На днях патриарх Кирилл – уже не в первый раз – обратил внимание на опасность неоязычества. Во время заседания Высшего церковного совета он, в частности, сказал:
«Война порождает к жизни деформированные формы духовности. Например, неоязыческие идеи нередко получают почву для развития среди военных, потому что в этих неоязыческих идеях важное место принадлежит, как вы знаете, насилию, силе. А армия – это место, где проявляется человеческая сила, поэтому есть большой риск того, что невоцерковленных, далеких от православия военнослужащих может привлекать риторика неоязыческих проповедников...»
Комментаторы в Сети по-разному отнеслись к этим словам. Кто-то увидел банальную конкуренцию между «поставщиками религиозных услуг», кто-то удивился, что такое, видимо, маргинальное явление воспринимается как серьезная угроза.
Однако неоязычество – действительно реальная и серьезная проблема. И тут нам понадобится сделать небольшой экскурс к корням этого явления.
Австриец Гвидо фон Лист (1848–1919) считается основателем ариософии (или арманизма) – оккультно-расовой доктрины, которая приписывала германцам, «арийцам», фантастическую древность, когда они обладали сказочным могуществом, «тайными знаниями» и исповедовали древнюю религию вотанизма, жрецами которой были германские аристократы (поэтому Гвидо Лист и приписал себе дворянскую приставку «фон»).

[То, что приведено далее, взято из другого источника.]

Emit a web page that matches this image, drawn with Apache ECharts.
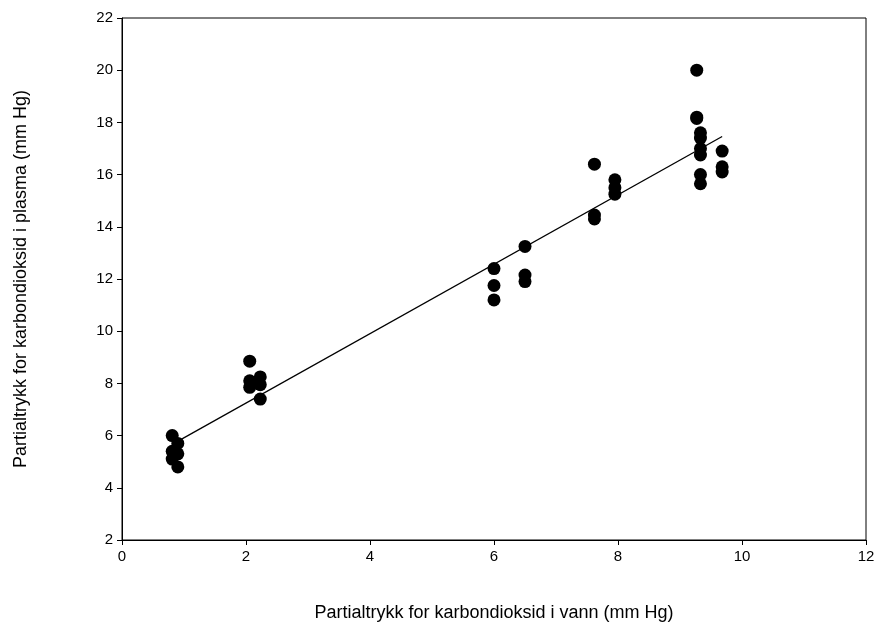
<!DOCTYPE html><html><head><meta charset="utf-8"><script src="https://cdn.jsdelivr.net/npm/echarts@6/dist/echarts.min.js"></script></head><body style="margin:0"><div id="c" style="width:880px;height:628px"></div><script>
var xVals=[0.81,0.9,0.81,0.9,0.81,0.9, 2.06,2.06,2.06,2.23,2.23,2.23, 6.0,6.0,6.0,6.5,6.5,6.5, 7.62,7.62,7.62,7.95,7.95,7.95, 9.27,9.27,9.27,9.33,9.33,9.33,9.33,9.33,9.33,9.68,9.68,9.68];
var yVals=[6.0,5.7,5.4,5.3,5.1,4.8, 8.85,8.1,7.85,8.25,7.95,7.4, 12.4,11.75,11.2,13.25,12.15,11.9, 16.4,14.45,14.3,15.8,15.5,15.25, 20.0,18.2,18.15,17.6,17.4,17.0,16.75,16.0,15.65,16.9,16.3,16.1];
var pts=xVals.map(function(x,i){return [x,yVals[i]];});
var n=xVals.length,sx=0,sy=0,sxx=0,sxy=0;
for(var i=0;i<n;i++){sx+=xVals[i];sy+=yVals[i];sxx+=xVals[i]*xVals[i];sxy+=xVals[i]*yVals[i];}
var b=(n*sxy-sx*sy)/(n*sxx-sx*sx),a=(sy-b*sx)/n;
var x0=Math.min.apply(null,xVals),x1=Math.max.apply(null,xVals);
var fit=[[x0,a+b*x0],[x1,a+b*x1]];
var ch=echarts.init(document.getElementById('c'));
var ax={axisLine:{show:true,lineStyle:{color:'#000'}},axisTick:{inside:false,length:5,lineStyle:{color:'#000'}},axisLabel:{color:'#000',fontSize:15,fontFamily:'Liberation Sans',margin:9},splitLine:{show:false},nameTextStyle:{color:'#000',fontSize:18,fontFamily:'Liberation Sans'},nameLocation:'middle'};
ch.setOption({animation:false,grid:{left:122,right:14,top:18,bottom:88,show:true,borderColor:'#000',borderWidth:1},
xAxis:Object.assign({type:'value',min:0,max:12,interval:2,name:'Partialtrykk for karbondioksid i vann (mm Hg)',nameGap:64},ax),
yAxis:Object.assign({type:'value',min:2,max:22,interval:2,name:'Partialtrykk for karbondioksid i plasma (mm Hg)',nameGap:92},ax),
series:[{type:'line',data:fit,symbol:'none',lineStyle:{color:'#000',width:1.3}},
{type:'scatter',data:pts,symbolSize:13,itemStyle:{color:'#000',opacity:1}}]});
</script></body></html>
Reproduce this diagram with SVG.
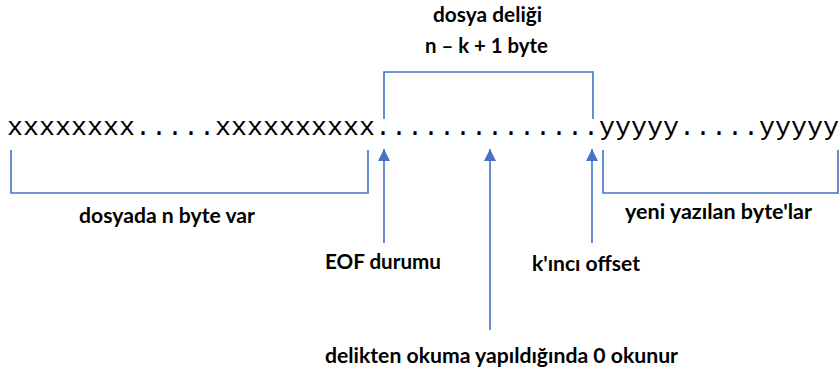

В конце XIX века фон Лист издал книгу «Мистериальный язык индо-германцев», в которой утверждал, что нашел в германской традиции следы духовности предков, обитавших в древности на континенте Арктогея. Столица этой древней земли называлась Туле.
«Ариогерманцам» противостоят неарийские расы и христианская Церковь.
В том же духе рассуждал и другой видный «ариософ» эпохи, друг Листа – Ланц фон Либенфельс, монах-отступник, который тоже приписал себе дворянскую приставку «фон».
«Минуточку, – может заметить внимательный читатель, – я где-то уже слышал про Арктогею, истинную традицию, древние знания и духовность предков, которую погубила злая Церковь, только речь шла, кажется, о славянах».
Действительно, арманизм стал источником вдохновения, если не прямого плагиата, для наших неоязычников. Это, несомненно, привело бы в бешенство обоих самозваных «фонов», для которых ненависть и презрение к славянам была одной из несущих опор их идеологических построений.
Но нам-то что за дело до этой парочки городских сумасшедших?
Беда в том, что иногда сумасшествие становится заразным. Сегодня, читая о завиральных построениях «ариософов», большинство из нас усмехнется – какая-то помесь оккультного фантазерства в стиле Елены Блаватской с озлобленным немецким национализмом. Но в то время оба автора приобрели огромное влияние и послужили одним из идейных источников созревавшего национал-социализма. Не самые глупые (и не последние в немецком обществе) люди воспринимали их построения совершенно серьезно.
В итоге миллионы людей отреклись от наследия своей блестящей христианской культуры, давшей миру Баха и Моцарта, и переписались в «арийцы», выдуманную общность с выдуманной историей.
Так бывает – люди воспринимают ложную идентичность и начинают действовать исходя из нее. Идеологи и мифотворцы, удачно попавшие в струю, объясняют людям, кто они такие «на самом деле» – и люди, увы, верят.
В наши дни легко подумать, что современное неоязычество – это что-то слишком фэнтезийное, слишком несерьезное, чтобы быть реальной проблемой. Увы, но фантастические верования вполне могут мотивировать людей на поступки в реальном мире.
Неоязычество предлагает человеку другую идентичность, которая порывает с реальной Россией. Россия святых Дмитрия Донского и Александра Невского, Сергия Радонежского и Серафима Саровского – уже не его страна.
«Деревянные церкви Руси» – знак чужого, навязанного, отвергаемого христианства. Вся русская культура, выросшая из православной веры – иконы преподобного Андрея Рублева, музыка Рахманинова и Чайковского, книги Достоевского и Пушкина – ему чужая.
Его преданность в этом случае принадлежит фэнтезийным «древним русам», которые к реальным древним славянам имеют не больше отношения, чем «арийцы» к реальным древнегерманским племенам.
А вот все отвержение приходится на реальную Россию с ее реальной культурой и историей.
Конечно, теракты и вооруженные нападения на этой почве носят единичный характер, а в условиях свободы вероисповедания люди могут верить во что хотят.
Но силовые структуры – это особый вопрос. Когда государство доверяет людям оружие или, тем более, власть над подчиненными, становится совсем не все равно, во что люди верят – и с кем они себя идентифицируют.
С реально существующей Россией или с фэнтезийной «языческой Русью».